At only 15 ft. wide, the space is the chain's most narrow location. So the company built up. The restaurant’s five levels include two levels of kitchen space for food prep, and three levels of dining areas to seat 140 patrons.
A signature monumental staircase – the first one ever to be built for a Chick-fil-A restaurant – ties the five levels together. It will extend from the fourth level to the ground floor, accentuated by the skylight. According to Cates, the staircase, together with the skylight, alert customers that there is seating upstairs.
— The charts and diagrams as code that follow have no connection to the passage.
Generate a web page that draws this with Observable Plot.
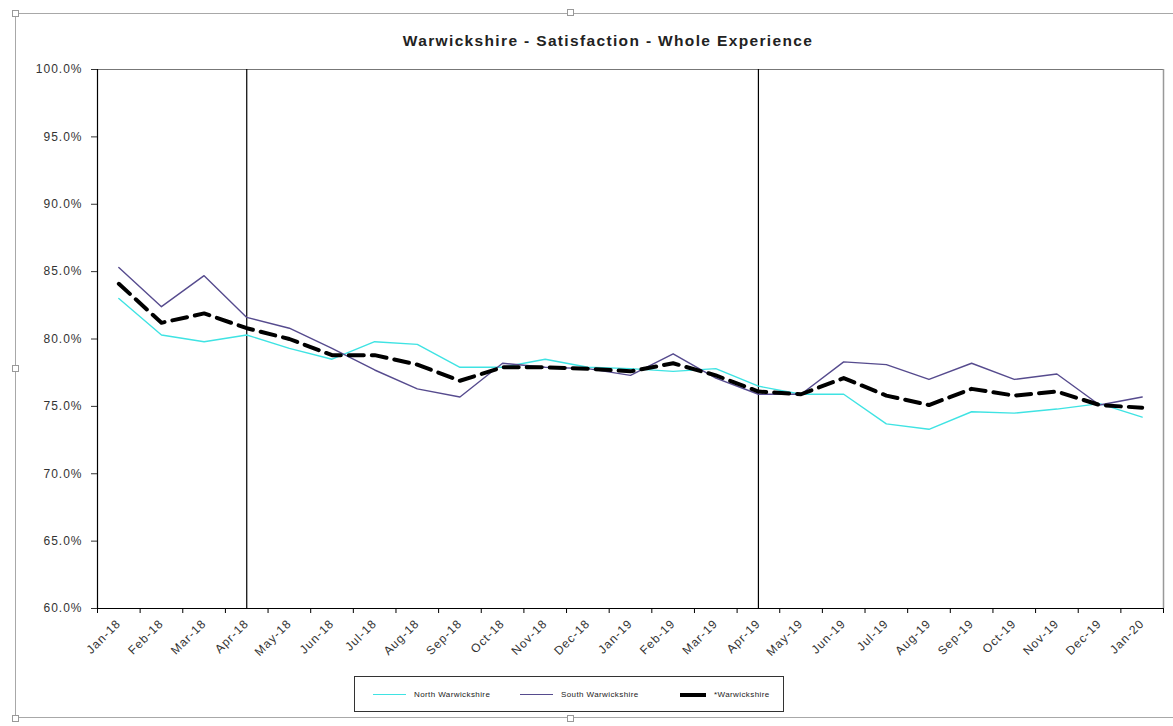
<!DOCTYPE html>
<html>
<head>
<meta charset="utf-8">
<script src="https://cdn.jsdelivr.net/npm/d3@7"></script>
<script src="https://cdn.jsdelivr.net/npm/@observablehq/plot@0.6"></script>
<style>
  html, body { margin: 0; padding: 0; background: #fff; }
  #wrap { position: relative; width: 1173px; height: 726px; overflow: hidden; font-family: "Liberation Sans", Arial, sans-serif; }
  #chart { position: absolute; left: 0; top: 0; }
  #border { position: absolute; left: 15px; top: 13px; width: 1160px; height: 705px; border: 1.5px solid #a8a8a8; box-sizing: border-box; }
  .handle { position: absolute; width: 7px; height: 7px; background: #fff; border: 1px solid #999; box-sizing: border-box; }
  #title { position: absolute; left: 608px; top: 32px; transform: translateX(-50%); font-weight: bold; font-size: 15.5px; letter-spacing: 1.35px; color: #222; white-space: nowrap; }
  #legend { position: absolute; left: 354px; top: 676px; width: 430px; height: 36px; border: 1.5px solid #333; box-sizing: border-box; background: #fff; font-size: 8px; letter-spacing: 0.4px; color: #222; }
  .item { position: absolute; top: 13px; display: flex; align-items: center; white-space: nowrap; }
  .swatch { display: inline-block; width: 33px; margin-right: 8px; }
</style>
</head>
<body>
<div id="wrap">
  <div id="border"></div>
  <div id="chart"></div>
  <div id="title"></div>
  <div id="legend"></div>
</div>
<script>
// ---- data ----
const months = ["Jan-18","Feb-18","Mar-18","Apr-18","May-18","Jun-18","Jul-18","Aug-18","Sep-18","Oct-18","Nov-18","Dec-18",
                "Jan-19","Feb-19","Mar-19","Apr-19","May-19","Jun-19","Jul-19","Aug-19","Sep-19","Oct-19","Nov-19","Dec-19","Jan-20"];
const north = [83.0, 80.3, 79.8, 80.3, 79.3, 78.5, 79.8, 79.6, 77.9, 77.9, 78.5, 77.9,
               77.8, 77.6, 77.8, 76.5, 75.9, 75.9, 73.7, 73.3, 74.6, 74.5, 74.8, 75.2, 74.2];
const south = [85.3, 82.4, 84.7, 81.6, 80.8, 79.3, 77.7, 76.3, 75.7, 78.2, 77.9, 77.8,
               77.3, 78.9, 77.1, 75.9, 75.9, 78.3, 78.1, 77.0, 78.2, 77.0, 77.4, 75.1, 75.7];
const warks = [84.1, 81.2, 81.9, 80.8, 80.0, 78.8, 78.8, 78.1, 76.9, 77.9, 77.9, 77.8,
               77.6, 78.2, 77.3, 76.1, 75.9, 77.1, 75.8, 75.1, 76.3, 75.8, 76.1, 75.1, 74.9];
const yTicks = [60, 65, 70, 75, 80, 85, 90, 95, 100];
const markerMonths = ["Apr-18", "Apr-19"];
const seriesNames = ["North Warwickshire", "South Warwickshire", "*Warwickshire"];
const seriesColors = ["#3fe3e3", "#564b8e", "#000000"];
const titleText = "Warwickshire - Satisfaction - Whole Experience";

// ---- build ----
const idx = months.map((m, i) => i);
const markerIdx = markerMonths.map(m => months.indexOf(m));
const fmt = d => d.toFixed(1) + "%";
const xMin = -0.5, xMax = months.length - 0.5;

const chart = Plot.plot({
  width: 1173,
  height: 726,
  marginLeft: 97,
  marginRight: 10,
  marginTop: 69,
  marginBottom: 118,
  style: { fontFamily: "Liberation Sans, Arial, sans-serif", background: "transparent", letterSpacing: "1px" },
  x: { type: "linear", domain: [xMin, xMax], label: null },
  y: { domain: [60, 100], label: null },
  marks: [
    Plot.ruleY([yTicks[yTicks.length - 1]], { stroke: "#777", strokeWidth: 1.2 }),
    Plot.ruleX([xMax], { stroke: "#999", strokeWidth: 1.5 }),
    Plot.ruleX(markerIdx, { stroke: "#000", strokeWidth: 1.2 }),
    Plot.lineY(north, { x: idx, y: north, stroke: seriesColors[0], strokeWidth: 1.4 }),
    Plot.lineY(south, { x: idx, y: south, stroke: seriesColors[1], strokeWidth: 1.4 }),
    Plot.lineY(warks, { x: idx, y: warks, stroke: seriesColors[2], strokeWidth: 4, strokeDasharray: "15,8" }),
    Plot.ruleX([xMin], { stroke: "#000", strokeWidth: 1.2 }),
    Plot.ruleY([yTicks[0]], { stroke: "#000", strokeWidth: 1.2 }),
    Plot.axisY({ ticks: yTicks, tickFormat: fmt, tickSize: 6, tickPadding: 9, fontSize: 12, color: "#333" }),
    Plot.axisX({ ticks: idx, tickFormat: i => months[i], tickSize: 0, tickPadding: 13, tickRotate: -45, fontSize: 12, color: "#333" }),
    Plot.axisX({ ticks: d3.range(months.length + 1).map(i => i - 0.5), tickFormat: () => "", tickSize: 5, color: "#000" })
  ]
});
document.getElementById("chart").appendChild(chart);
document.getElementById("title").textContent = titleText;

// legend
const legend = document.getElementById("legend");
const lefts = [18, 165, 325];
const widths = [1.8, 1.8, 4];
seriesNames.forEach((name, i) => {
  const it = document.createElement("div");
  it.className = "item";
  it.style.left = lefts[i] + "px";
  const sw = document.createElement("span");
  sw.className = "swatch";
  sw.style.borderTop = widths[i] + "px solid " + seriesColors[i];
  if (i === 2) sw.style.width = "26px";
  const tx = document.createElement("span");
  tx.textContent = name;
  it.appendChild(sw); it.appendChild(tx);
  legend.appendChild(it);
});

// selection handles (decoration)
const wrap = document.getElementById("wrap");
[[12, 10], [567, 9], [12, 365], [567, 715], [12, 715]].forEach(([l, t]) => {
  const h = document.createElement("div");
  h.className = "handle";
  h.style.left = l + "px"; h.style.top = t + "px";
  wrap.appendChild(h);
});
</script>
</body>
</html>
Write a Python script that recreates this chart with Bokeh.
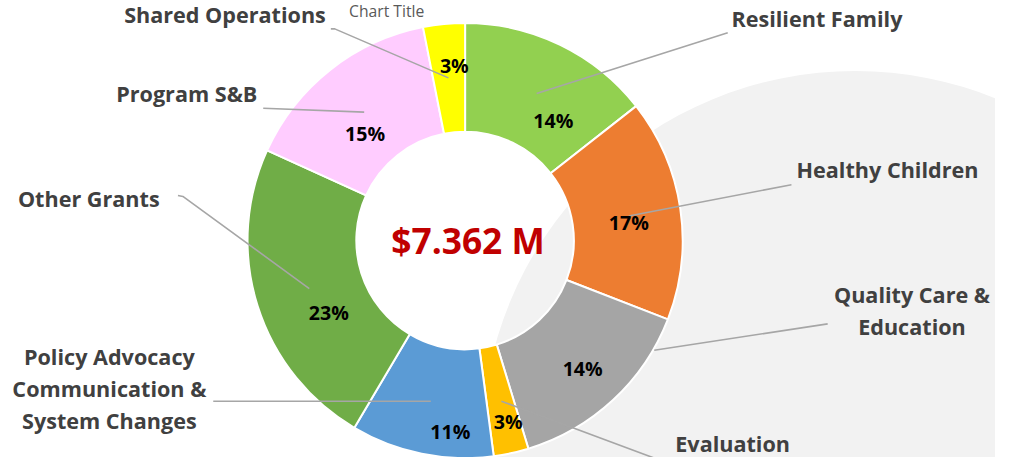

“A huge, white wall also extends along the staircase to reflect light down from the top floor to the ground floor,” Cates said. “This entire feature brightens the space and nicely creates an illusion of space.”
Chick-fil-A will occupy the entire building, which allows them to add a rooftop terrace. The space allows for views of New York City's latest architectural landmark, the Freedom Tower.
“The Fulton Street metro station is right next door to the restaurant, and no one will ever build on top of it,” Cates said. “That means our guests will always have the same views of Freedom Tower. That was another advantage of the building that we were grateful to have.”
Inside on the uppermost floor, there is another first for Chick-fil-A restaurants: A multi-purpose, semi-private section of the dining room that can be set up to reveal white boards and cork boards for group trainings or meetings. While it is designed with the company’s restaurant team in mind, the space may also be available for other groups in the future.
The new Chick-fil-A site sits less than half a mile from Ground Zero and the 9/11 Memorial. The company said it specific design elements have been incorporated into the restaurant’s façade in order to give passersby “a subtle impression of the Twin Towers.” The feature is designed to “acknowledge the significance of location.”